2. The Broken Record Technique
The Broken Record technique is perfect for situations where you need to repeat your boundaries multiple times. Often used when someone doesn’t respect or acknowledges your limits, this method involves calmly and assertively repeating your message, like a broken record, until your boundary is recognized.
Example:
If a friend keeps asking you to help them move despite you saying you’re unavailable, you might calmly say, “I cannot help you this weekend,” and repeat this every time the request comes up.
This technique helps to avoid over-explaining or justifying your boundaries, reinforcing that your limits are non-negotiable.

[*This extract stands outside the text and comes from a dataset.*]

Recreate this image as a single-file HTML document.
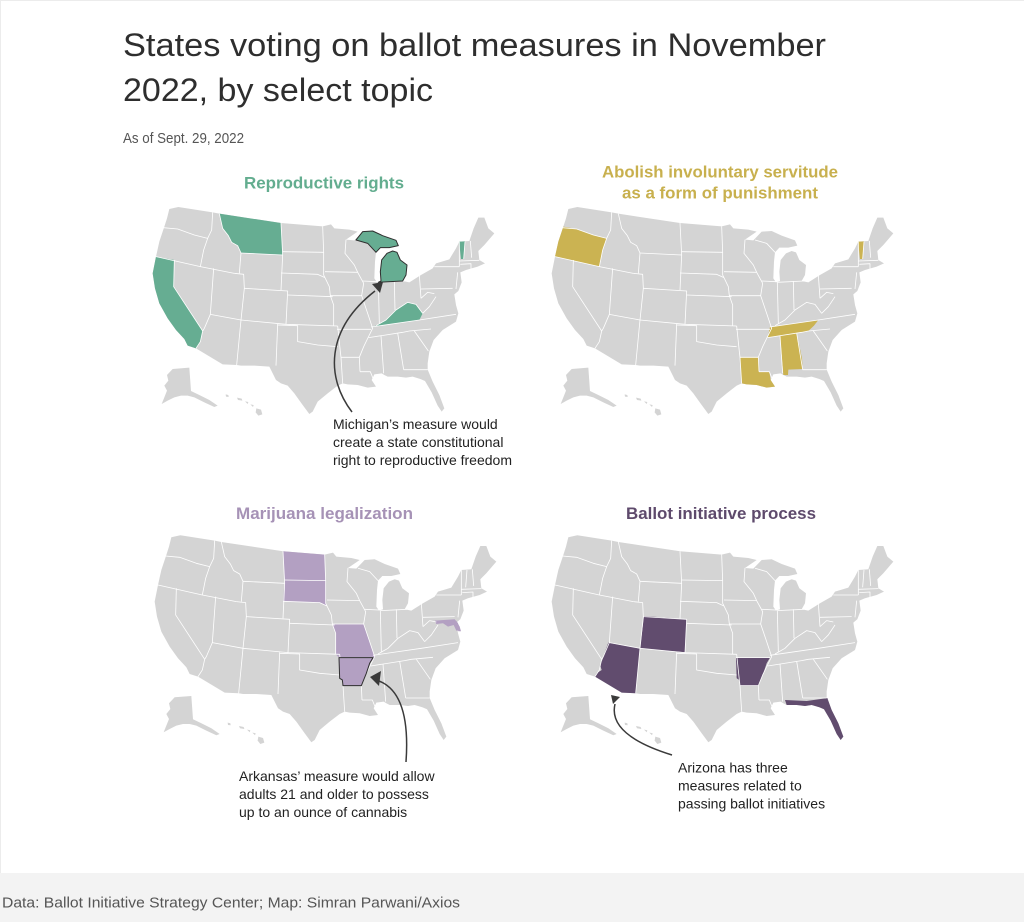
<!DOCTYPE html>
<html><head><meta charset="utf-8"><style>
html,body{margin:0;padding:0;background:#fff;}
svg{display:block;}
text{font-family:"Liberation Sans",Arial,sans-serif;}
</style></head><body>
<svg width="1024" height="922" viewBox="0 0 1024 922" xmlns="http://www.w3.org/2000/svg">
<defs>
<g id="land" fill="#d4d4d4">
<path d="M85,42 L112,36 L215,52 L235,56 L420,84 L545,94 L570,88 L580,100 L625,104 L650,110 L615,134 L640,136 L665,110 L695,108 L725,122 L765,136 L772,152 L745,158 L718,158 L705,172 L702,200 L700,250 L708,262 L720,258 L718,230 L722,195 L738,175 L755,168 L768,172 L778,195 L798,210 L795,240 L785,258 L805,262 L840,240 L875,220 L885,205 L925,193 L945,160 L955,140 L985,138 L998,100 L1012,68 L1030,68 L1042,100 L1060,115 L1030,150 L1012,168 L1015,195 L1032,205 L1010,215 L975,225 L958,232 L962,262 L952,288 L940,298 L945,330 L952,355 L945,380 L905,405 L878,435 L865,470 L860,505 L860,524 L875,560 L895,600 L910,640 L902,650 L890,632 L872,592 L852,558 L838,552 L815,545 L795,548 L770,545 L740,545 L730,540 L722,535 L700,538 L692,555 L705,575 L680,578 L650,570 L620,568 L605,565 L590,572 L560,595 L530,620 L515,650 L505,657 L485,630 L460,595 L440,572 L420,565 L405,555 L385,515 L340,512 L300,512 L287,510 L245,508 L165,460 L140,452 L130,432 L105,405 L80,370 L55,325 L42,280 L35,235 L45,185 L55,140 L70,95 L78,70 Z"/>
<path d="M95,522 L145,518 L150,588 L175,600 L205,615 L230,632 L220,636 L190,622 L160,607 L140,602 L120,602 L100,607 L80,617 L62,627 L70,607 L78,587 L70,572 L82,557 L78,540 Z"/>
<path d="M254,598 L262,600 L263,606 L255,605 Z"/>
<path d="M288,608 L302,611 L304,617 L291,615 Z"/>
<path d="M312,619 L322,621 L320,627 Z"/>
<path d="M328,628 L338,630 L336,636 Z"/>
<path d="M346,640 L360,644 L364,658 L352,662 L344,652 Z"/>
</g>
<g id="borders" fill="none" stroke="#ffffff" stroke-width="2.4" stroke-linejoin="round">
<path fill="none" d="M55,97 L110,102 L160,120 L200,130"/>
<path fill="none" d="M215,52 L212,105 L200,130 L188,165 L178,215"/>
<path fill="none" d="M45,185 L178,215 L280,235"/>
<path fill="none" d="M100,195 L98,275 L185,408 L178,440 L165,460"/>
<path fill="none" d="M218,220 L208,358 L190,400 L185,408"/>
<path fill="none" d="M235,56 L245,100 L262,122 L272,142 L290,152 L300,174 L295,235"/>
<path fill="none" d="M300,174 L425,180"/>
<path fill="none" d="M420,84 L425,180 L420,285"/>
<path fill="none" d="M280,235 L308,238 L310,280 L300,375"/>
<path fill="none" d="M310,280 L440,288 L435,388"/>
<path fill="none" d="M208,358 L300,375 L435,388 L590,393"/>
<path fill="none" d="M300,375 L287,510"/>
<path fill="none" d="M410,387 L405,512"/>
<path fill="none" d="M410,390 L470,392 L470,440 L530,450 L590,455"/>
<path fill="none" d="M425,170 L548,172"/>
<path fill="none" d="M420,234 L530,238 L552,248"/>
<path fill="none" d="M440,300 L575,305"/>
<path fill="none" d="M552,248 L565,275 L568,302 L578,330 L578,393"/>
<path fill="none" d="M545,94 L548,172 L548,240 L552,248"/>
<path fill="none" d="M552,230 L650,232"/>
<path fill="none" d="M615,134 L612,175 L640,210 L650,232"/>
<path fill="none" d="M568,302 L662,302"/>
<path fill="none" d="M650,232 L668,265 L662,302 L680,355 L695,400 L685,420 L668,455 L655,487 L657,530"/>
<path fill="none" d="M665,258 L708,260"/>
<path fill="none" d="M645,135 L680,145 L705,172"/>
<path fill="none" d="M712,262 L715,385"/>
<path fill="none" d="M760,258 L762,345"/>
<path fill="none" d="M712,262 L792,258"/>
<path fill="none" d="M835,240 L840,310"/>
<path fill="none" d="M880,215 L955,215"/>
<path fill="none" d="M705,392 L735,375 L765,345 L800,322 L825,328 L845,355"/>
<path fill="none" d="M840,310 L860,292 L880,296"/>
<path fill="none" d="M845,355 L865,335 L885,305"/>
<path fill="none" d="M690,396 L835,375 L945,358"/>
<path fill="none" d="M683,428 L785,412 L805,408 L870,402"/>
<path fill="none" d="M720,422 L728,535"/>
<path fill="none" d="M770,414 L788,524"/>
<path fill="none" d="M788,524 L860,524"/>
<path fill="none" d="M820,408 L862,468"/>
<path fill="none" d="M588,403 L690,403"/>
<path fill="none" d="M590,393 L598,470 L600,487 L605,565"/>
<path fill="none" d="M600,487 L655,487"/>
<path fill="none" d="M657,530 L688,530 L700,560"/>
<path fill="none" d="M840,282 L935,280"/>
<path fill="none" d="M950,232 L945,282"/>
<path fill="none" d="M955,140 L955,215"/>
<path fill="none" d="M972,140 L968,192"/>
<path fill="none" d="M988,138 L992,188"/>
<path fill="none" d="M955,198 L1015,196"/>
<path fill="none" d="M958,208 L990,206 L990,222"/>
</g>
</defs>

<rect x="0" y="0" width="1024" height="922" fill="#ffffff"/>
<path d="M0.5,873 L0.5,0.5 L1024,0.5" fill="none" stroke="#ececec" stroke-width="1"/>

<!-- Title -->
<text x="123" y="56" font-size="32" fill="#2e2e2e" textLength="703" lengthAdjust="spacingAndGlyphs">States voting on ballot measures in November</text>
<text x="123" y="101" font-size="32" fill="#2e2e2e" textLength="310" lengthAdjust="spacingAndGlyphs">2022, by select topic</text>
<text x="123" y="143" font-size="15" fill="#555555" textLength="121" lengthAdjust="spacingAndGlyphs">As of Sept. 29, 2022</text>

<!-- Section titles -->
<text x="244" y="188.5" font-size="17" font-weight="bold" fill="#63ad8f" textLength="160" lengthAdjust="spacingAndGlyphs">Reproductive rights</text>
<text x="602" y="177.5" font-size="17" font-weight="bold" fill="#c8b04e" textLength="236" lengthAdjust="spacingAndGlyphs">Abolish involuntary servitude</text>
<text x="622" y="198.5" font-size="17" font-weight="bold" fill="#c8b04e" textLength="196" lengthAdjust="spacingAndGlyphs">as a form of punishment</text>
<text x="236" y="519" font-size="17" font-weight="bold" fill="#a692b6" textLength="177" lengthAdjust="spacingAndGlyphs">Marijuana legalization</text>
<text x="626" y="519" font-size="17" font-weight="bold" fill="#5e4a6c" textLength="190" lengthAdjust="spacingAndGlyphs">Ballot initiative process</text>

<!-- Map 1 -->
<g transform="translate(141,195) scale(0.33333)">
<use href="#land"/>
<g fill="#66ad92">
<path d="M235,56 L420,84 L425,180 L300,174 L290,152 L272,142 L262,122 L245,100 Z"/>
<path d="M45,185 L100,195 L98,275 L185,408 L178,440 L165,460 L140,452 L130,432 L105,405 L80,370 L55,325 L42,280 L35,235 Z"/>
<path d="M690,396 L705,392 L735,375 L765,345 L800,322 L825,328 L845,355 L835,375 Z"/>
<path d="M955,140 L972,139 L970,165 L968,192 L960,192 L957,165 Z"/>
</g>
<use href="#borders"/>
<g fill="#66ad92" stroke="#2f2f2f" stroke-width="3" stroke-linejoin="round">
<path d="M645,135 L665,110 L695,108 L725,122 L765,136 L772,152 L745,158 L718,158 L705,172 L680,145 Z"/>
<path d="M712,262 L720,258 L718,230 L722,195 L738,175 L755,168 L768,172 L778,195 L798,210 L795,240 L785,258 Z"/>
</g>
</g>

<!-- Map 2 -->
<g transform="translate(540,195) scale(0.33333)">
<use href="#land"/>
<g fill="#cbb352">
<path d="M70,95 L110,102 L160,120 L200,130 L188,165 L178,215 L45,185 L55,140 Z"/>
<path d="M955,140 L972,139 L970,165 L968,192 L960,192 L957,165 Z"/>
<path d="M690,396 L835,375 L822,392 L805,408 L785,412 L683,428 Z"/>
<path d="M720,422 L770,414 L786,490 L788,522 L745,524 L744,540 L730,540 Z"/>
<path d="M600,487 L655,487 L657,530 L688,530 L692,555 L705,575 L680,578 L650,570 L620,568 L605,565 Z"/>
</g>
<use href="#borders"/>
</g>

<!-- Map 3 -->
<g transform="translate(143,523.3) scale(0.33333)">
<use href="#land"/>
<g fill="#b3a0c2">
<path d="M420,84 L545,94 L548,172 L425,170 Z"/>
<path d="M425,170 L548,172 L548,240 L552,248 L530,238 L420,234 Z"/>
<path d="M568,302 L662,302 L680,355 L695,400 L688,415 L680,403 L588,403 L578,393 L578,330 Z"/>
<path d="M875,292 L935,288 L945,300 L950,322 L940,322 L932,305 L915,310 L900,300 L880,302 Z"/>
<path d="M940,292 L950,310 L954,324 L946,324 Z"/>
</g>
<use href="#borders"/>
<path d="M588,403 L690,403 L680,420 L670,450 L655,487 L600,487 L598,470 L590,465 Z" fill="#b3a0c2" stroke="#2f2f2f" stroke-width="3" stroke-linejoin="round"/>
</g>

<!-- Map 4 -->
<g transform="translate(540,523.3) scale(0.33333)">
<use href="#land"/>
<g fill="#614c6e">
<path d="M205,358 L300,375 L287,510 L245,508 L165,460 L170,450 L185,440 L180,425 L188,408 L195,385 Z"/>
<path d="M312,278 L440,288 L435,387 L300,376 Z"/>
<path d="M588,403 L690,403 L680,420 L670,450 L655,487 L600,487 L598,470 L590,465 Z"/>
<path d="M735,530 L800,533 L850,526 L862,524 L875,560 L895,600 L910,640 L902,650 L890,632 L872,592 L852,558 L838,552 L815,545 L795,548 L770,545 L740,545 Z"/>
</g>
<use href="#borders"/>
</g>

<!-- Arrows -->
<g fill="none" stroke="#3a3a3a" stroke-width="1.5">
<path d="M352,412 C326,378 325,330 375,291"/>
<path d="M406,762 C409,720 402,690 379,681"/>
<path d="M672,755 C630,742 610,725 615,704"/>
</g>
<g fill="#3a3a3a">
<path d="M383,282 L372,284 L380,293 Z"/>
<path d="M370,677 L381,671 L379,686 Z"/>
<path d="M611,695 L620,697 L613,704 Z"/>
</g>

<!-- Annotations -->
<g font-size="14" fill="#222222">
<text x="333" y="429">Michigan’s measure would</text>
<text x="333" y="447">create a state constitutional</text>
<text x="333" y="465">right to reproductive freedom</text>
<text x="239" y="781">Arkansas’ measure would allow</text>
<text x="239" y="799">adults 21 and older to possess</text>
<text x="239" y="817">up to an ounce of cannabis</text>
<text x="678" y="772.5">Arizona has three</text>
<text x="678" y="790.5">measures related to</text>
<text x="678" y="808.5">passing ballot initiatives</text>
</g>

<!-- Footer -->
<rect x="0" y="873" width="1024" height="49" fill="#f3f3f3"/>
<text x="2" y="907.5" font-size="15" fill="#555555" textLength="458" lengthAdjust="spacingAndGlyphs">Data: Ballot Initiative Strategy Center; Map: Simran Parwani/Axios</text>
</svg>
</body></html>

3. The Power of Saying “No”
Saying “no” is one of the most powerful boundary-setting tools, but for many people, it can feel difficult, even guilt-inducing. Often, we say “yes” because we don’t want to disappoint others or fear rejection. However, learning to say “no” firmly and confidently is essential for your self-care.
Example:
Instead of saying, “I’ll try to make it,” when you know you can’t attend a social event, simply say, “No, I won’t be able to make it.”

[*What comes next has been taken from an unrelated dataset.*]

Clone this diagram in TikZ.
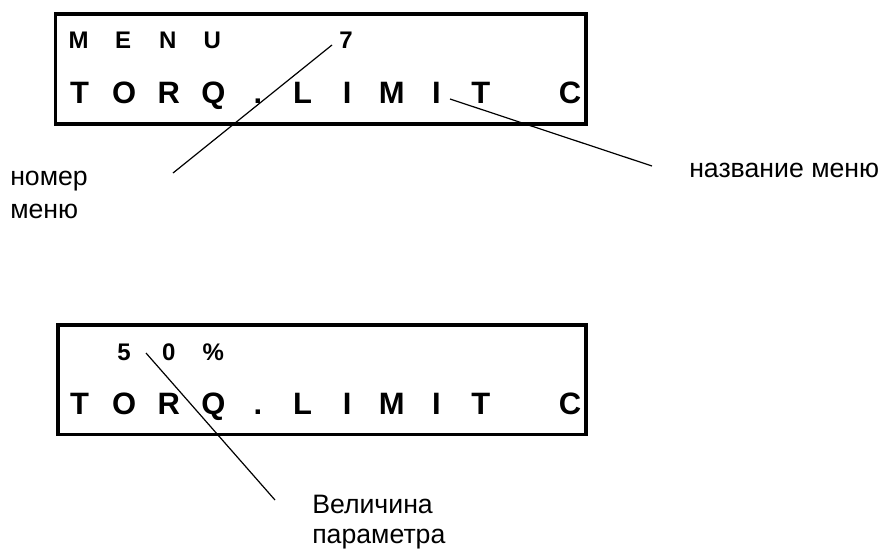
\documentclass[tikz,border=0pt]{standalone}
\usepackage{fontspec}
\setmainfont{Liberation Sans}
\tikzset{
  lcdframe/.style={line width=2.6pt},
  lcdbig/.style={anchor=base, inner sep=0pt,
                 font=\fontsize{23.2}{27}\selectfont\bfseries},
  lcdsmall/.style={anchor=base, inner sep=0pt,
                   font=\fontsize{18}{20}\selectfont\bfseries},
  callout/.style={anchor=base west, inner sep=0pt,
                  font=\fontsize{20}{24}\selectfont},
  leader/.style={line width=0.9pt},
}

\begin{document}
\begin{tikzpicture}[x=0.75pt, y=-0.75pt]   %% pixel grid, y runs down
  \useasboundingbox (0,0) rectangle (880,551);

  %% ── Upper display: menu number and name ──────────────────────────────────
  \draw[lcdframe] (55.5,14) rectangle (586,124);
  \foreach \ch [count=\i from 0] in {M,E,N,U}
    \node[lcdsmall] (menuA-\i) at (78.5+44.6*\i, 48) {\ch};
  \node[lcdsmall] (menuA-no) at (78.5+44.6*6, 48) {7};
  \foreach \ch [count=\i from 0] in {T,O,R,Q,.,L,I,M,I,T,{},C}
    \node[lcdbig] (nameA-\i) at (79.5+44.6*\i, 103) {\ch};

  %% ── Lower display: parameter value ───────────────────────────────────────
  \draw[lcdframe] (58,325) rectangle (586,434.5);
  \foreach \ch [count=\i from 1] in {5,0,\%}
    \node[lcdsmall] (valB-\i) at (79.5+44.6*\i, 360) {\ch};
  \foreach \ch [count=\i from 0] in {T,O,R,Q,.,L,I,M,I,T,{},C}
    \node[lcdbig] (nameB-\i) at (79.5+44.6*\i, 414.5) {\ch};

  %% ── Callout texts ────────────────────────────────────────────────────────
  \node[callout] (numlbl)  at (10,185)  {номер};
  \node[callout] (numlbl2) at (10,218)  {меню};
  \node[callout] (namelbl) at (689,177) {название меню};
  \node[callout] (vallbl)  at (312,513) {Величина};
  \node[callout] (vallbl2) at (312,543) {параметра};

  %% ── Leader lines ─────────────────────────────────────────────────────────
  \coordinate (num-tip)  at (332,45);
  \coordinate (num-end)  at (173,173);
  \coordinate (name-tip) at (450,99);
  \coordinate (name-end) at (652,166);
  \coordinate (val-tip)  at (146,353);
  \coordinate (val-end)  at (275,500);
  \draw[leader] (num-tip)  -- (num-end);
  \draw[leader] (name-tip) -- (name-end);
  \draw[leader] (val-tip)  -- (val-end);

\end{tikzpicture}
\end{document}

Remember, you don’t need to offer an elaborate explanation. Your “no” is enough, and it’s a way to honor your time, energy, and well-being.
4. Time Boundaries
Setting time boundaries helps you manage your schedule and prioritize your commitments effectively. Whether it’s saying “no” to additional work tasks or establishing limits on how much time you spend on certain activities, respecting your time is critical for your mental health.
Example:
“I can only meet for an hour today. After that, I have another commitment.”
“I need to leave work by 5 PM today, so I won’t be able to attend the meeting after that time.”

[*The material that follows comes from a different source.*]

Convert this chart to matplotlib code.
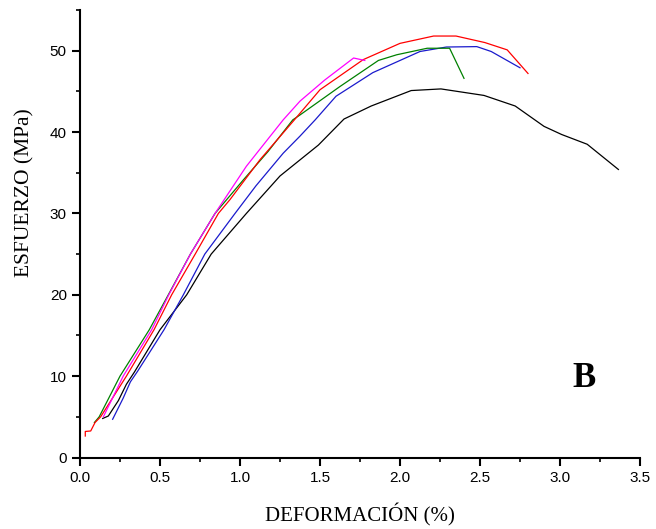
import matplotlib
matplotlib.use("Agg")
import matplotlib.pyplot as plt
from matplotlib.ticker import MultipleLocator

# ---- data ----
black_x = [0.142, 0.177, 0.24, 0.29, 0.31, 0.34, 0.50, 0.667, 0.82, 1.04, 1.25, 1.49, 1.65, 1.82, 2.07, 2.256, 2.525, 2.72, 2.90, 3.01, 3.17, 3.365]
black_y = [4.8, 5.1, 7.0, 9.0, 9.6, 10.5, 15.7, 20.0, 25.0, 30.0, 34.6, 38.4, 41.6, 43.2, 45.1, 45.3, 44.5, 43.2, 40.7, 39.7, 38.5, 35.4]

red_x = [0.033, 0.033, 0.067, 0.094, 0.129, 0.29, 0.4625, 0.573, 0.72, 0.865, 0.9375, 1.125, 1.34, 1.5, 1.77, 2.0, 2.21, 2.35, 2.53, 2.67, 2.80]
red_y = [2.64, 3.2, 3.26, 4.3, 5.0, 10.0, 15.7, 20.0, 25.0, 30.0, 31.7, 36.6, 41.5, 45.2, 48.9, 50.9, 51.8, 51.8, 51.0, 50.1, 47.2]

blue_x = [0.204, 0.27, 0.315, 0.36, 0.525, 0.646, 0.78, 0.969, 1.10, 1.27, 1.375, 1.47, 1.60, 1.83, 2.125, 2.29, 2.48, 2.57, 2.75]
blue_y = [4.7, 7.3, 9.3, 10.6, 15.7, 20.0, 25.0, 30.0, 33.4, 37.4, 39.5, 41.5, 44.4, 47.3, 49.9, 50.45, 50.5, 49.9, 47.9]

green_x = [0.09, 0.12, 0.25, 0.433, 0.552, 0.69, 0.844, 1.02, 1.175, 1.33, 1.375, 1.625, 1.865, 1.98, 2.17, 2.31, 2.40]
green_y = [4.3, 5.0, 10.0, 15.7, 20.0, 25.0, 30.0, 34.1, 37.6, 41.5, 42.1, 45.6, 48.8, 49.5, 50.3, 50.3, 46.6]

magenta_x = [0.146, 0.27, 0.448, 0.555, 0.69, 0.844, 1.04, 1.27, 1.375, 1.53, 1.71, 1.78]
magenta_y = [5.0, 10.0, 15.7, 20.0, 25.0, 30.0, 35.8, 41.5, 43.8, 46.4, 49.1, 48.8]

x_ticks = [0.0, 0.5, 1.0, 1.5, 2.0, 2.5, 3.0, 3.5]
y_ticks = [0, 10, 20, 30, 40, 50]

fig = plt.figure(figsize=(6.56, 5.29), dpi=100)
ax = fig.add_axes([80/656, 1 - 457.5/529, 560/656, 447.5/529])

lw = 0.9
ax.plot(black_x, black_y, color="black", lw=lw)
ax.plot(blue_x, blue_y, color="#1a1acc", lw=lw)
ax.plot(green_x, green_y, color="#008000", lw=lw)
ax.plot(red_x, red_y, color="#ff0000", lw=lw)
ax.plot(magenta_x, magenta_y, color="#ff00ff", lw=lw)

ax.set_xlim(0, 3.5)
ax.set_ylim(0, 55)
ax.set_xticks(x_ticks)
ax.set_xticklabels([f"{v:.1f}" for v in x_ticks])
ax.set_yticks(y_ticks)
ax.set_yticklabels([str(v) for v in y_ticks])
ax.xaxis.set_minor_locator(MultipleLocator(0.25))
ax.yaxis.set_minor_locator(MultipleLocator(5))

for s in ["top", "right"]:
    ax.spines[s].set_visible(False)
for s in ["left", "bottom"]:
    ax.spines[s].set_linewidth(1.5)

ax.tick_params(which="major", direction="out", length=5.5, width=1.5,
               labelsize=11, pad=4)
ax.tick_params(which="minor", direction="out", length=3, width=1.2)
for lab in ax.get_xticklabels() + ax.get_yticklabels():
    lab.set_fontfamily("Liberation Sans")

ax.set_xlabel("DEFORMACIÓN (%)", fontfamily="Liberation Serif", fontsize=15)
ax.set_ylabel("ESFUERZO (MPa)", fontfamily="Liberation Serif", fontsize=15.5)
ax.xaxis.set_label_coords(0.5, -0.103)
ax.yaxis.set_label_coords(-0.082, 0.593)

ax.text(3.15, 9.7, "B", fontfamily="Liberation Serif", fontweight="bold",
        fontsize=25, ha="center", va="center")

fig.savefig("out.png", dpi=100)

Time boundaries prevent burnout and ensure that you maintain a healthy balance between work, relationships, and personal time.
5. Physical Boundaries
Physical boundaries are particularly important for preserving your sense of comfort and safety in personal interactions. These boundaries define the physical space you are willing to share with others and can involve everything from personal space in a conversation to intimacy in relationships.
Example:
“I need a bit of space. Can you step back a little?”
“I’m not comfortable with hugs, but I’m happy to shake hands.”
Physical boundaries are vital for building trust and respect in your interactions, ensuring that others understand and honor your comfort zone.
6. Emotional Boundaries
Emotional boundaries are about protecting your emotional well-being by not absorbing or taking on other people’s emotional baggage. Establishing emotional boundaries means recognizing when someone is projecting their emotions onto you or trying to manipulate your feelings.
Example:
“I understand that you're upset, but I can't take responsibility for your feelings. I’m here to listen, but I can’t fix it for you.”
“I need a moment to process this. Let’s talk later when I’m feeling more centered.”
By setting emotional boundaries, you protect yourself from emotional exhaustion and ensure that your relationships are based on mutual respect and understanding.
7. The Silent Boundary
Sometimes, no words are needed to set a boundary. The silent boundary is the act of physically removing yourself from a situation or simply not engaging in behaviors that go against your values or needs. It may feel subtle, but it can be incredibly powerful.
Example:
If a colleague starts gossiping, you may choose to remain silent and not participate in the conversation, signaling that you’re not comfortable with it.
This technique is especially helpful when you don’t want to engage in a confrontation but still want to set a clear limit.
8. Digital Boundaries
In today’s digital age, it's crucial to establish boundaries regarding technology and social media. Constant notifications, overwork, or unhealthy online habits can erode your mental space. Setting digital boundaries allows you to reclaim your time and energy.
Example:
“I’ll respond to your email during working hours only.”
“I’m not available for work-related calls after 7 PM.”
By managing your digital space, you can ensure that your online presence doesn’t overwhelm you, and that you have time for real-world connections and self-care.
9. Physical Touch Boundaries
Everyone has their own comfort level when it comes to physical touch. Setting boundaries around how and when people can physically touch you is key to maintaining a sense of personal safety and well-being.
Example:
“I’m not comfortable with physical touch, but I’m happy to interact in other ways.”
Setting clear physical touch boundaries allows you to foster mutual respect in any interaction, ensuring your needs are acknowledged and respected.
Setting boundaries is an act of self-care. It allows you to communicate your needs, protects your well-being, and creates healthier relationships. Boundaries foster mutual respect, prevent burnout, and empower you to live a life that aligns with your values and priorities. While it may feel uncomfortable at first, especially if you're not used to asserting yourself, the practice of boundary setting is transformative and, over time, will feel more natural.
Remember, boundaries are not about building walls; they are about creating space where both you and others can thrive. By mastering these boundary-setting techniques, you’ll be able to cultivate relationships that are supportive, respectful, and balanced, while also honoring your own needs.